SOURCE DATA:
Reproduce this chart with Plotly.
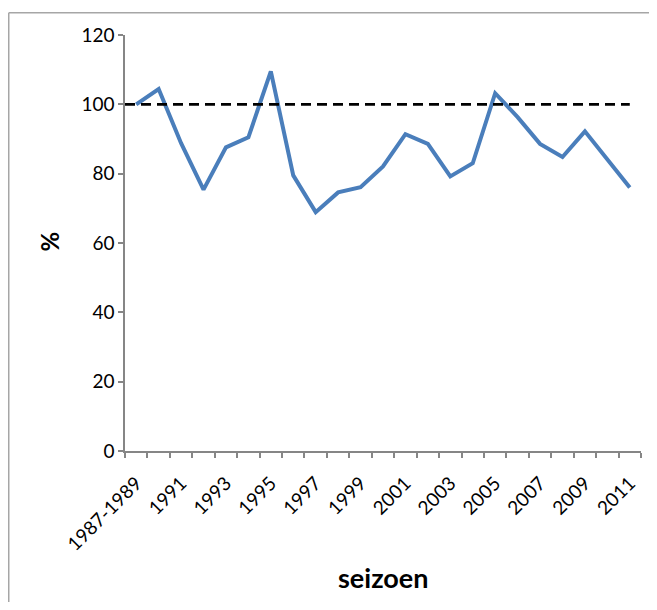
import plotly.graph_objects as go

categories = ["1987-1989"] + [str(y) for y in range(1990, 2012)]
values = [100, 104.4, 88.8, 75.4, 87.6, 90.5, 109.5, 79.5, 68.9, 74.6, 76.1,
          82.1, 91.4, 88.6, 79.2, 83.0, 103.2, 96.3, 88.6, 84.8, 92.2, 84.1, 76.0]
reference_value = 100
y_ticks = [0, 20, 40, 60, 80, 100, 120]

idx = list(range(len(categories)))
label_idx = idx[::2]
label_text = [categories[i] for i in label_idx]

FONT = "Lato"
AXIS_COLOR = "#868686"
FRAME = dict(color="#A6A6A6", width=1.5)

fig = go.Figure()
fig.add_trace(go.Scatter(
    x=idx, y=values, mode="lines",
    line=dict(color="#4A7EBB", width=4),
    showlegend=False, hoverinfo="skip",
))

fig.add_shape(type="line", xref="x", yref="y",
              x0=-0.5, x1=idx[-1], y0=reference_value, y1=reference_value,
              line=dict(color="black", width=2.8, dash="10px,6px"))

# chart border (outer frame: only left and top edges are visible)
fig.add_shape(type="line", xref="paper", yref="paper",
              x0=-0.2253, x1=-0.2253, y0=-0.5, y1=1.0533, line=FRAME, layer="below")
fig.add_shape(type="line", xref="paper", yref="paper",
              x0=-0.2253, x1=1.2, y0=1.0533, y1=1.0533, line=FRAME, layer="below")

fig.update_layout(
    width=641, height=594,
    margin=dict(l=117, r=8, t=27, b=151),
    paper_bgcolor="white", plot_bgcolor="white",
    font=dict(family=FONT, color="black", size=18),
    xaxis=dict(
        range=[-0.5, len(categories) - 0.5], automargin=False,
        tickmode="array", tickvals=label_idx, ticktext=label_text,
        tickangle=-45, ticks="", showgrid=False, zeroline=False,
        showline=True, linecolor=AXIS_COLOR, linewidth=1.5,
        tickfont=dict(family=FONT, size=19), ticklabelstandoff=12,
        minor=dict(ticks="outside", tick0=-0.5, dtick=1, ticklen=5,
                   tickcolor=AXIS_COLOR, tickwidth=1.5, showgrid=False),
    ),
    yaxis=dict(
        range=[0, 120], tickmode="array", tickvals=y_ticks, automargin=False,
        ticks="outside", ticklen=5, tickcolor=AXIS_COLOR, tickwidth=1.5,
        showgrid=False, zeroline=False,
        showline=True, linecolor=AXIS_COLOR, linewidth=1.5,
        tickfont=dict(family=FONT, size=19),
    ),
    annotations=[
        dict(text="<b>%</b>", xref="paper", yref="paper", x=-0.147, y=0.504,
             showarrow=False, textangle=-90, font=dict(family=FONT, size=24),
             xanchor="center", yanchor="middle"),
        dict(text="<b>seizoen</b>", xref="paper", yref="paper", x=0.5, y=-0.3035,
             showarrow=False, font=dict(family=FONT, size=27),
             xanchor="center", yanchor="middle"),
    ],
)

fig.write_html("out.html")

WRITTEN EXERCISE:
Using the listing above, return all lines where the word "chart" occurs.

OUTPUT OF THE TASK:
Reproduce this chart with Plotly.
# chart border (outer frame: only left and top edges are visible)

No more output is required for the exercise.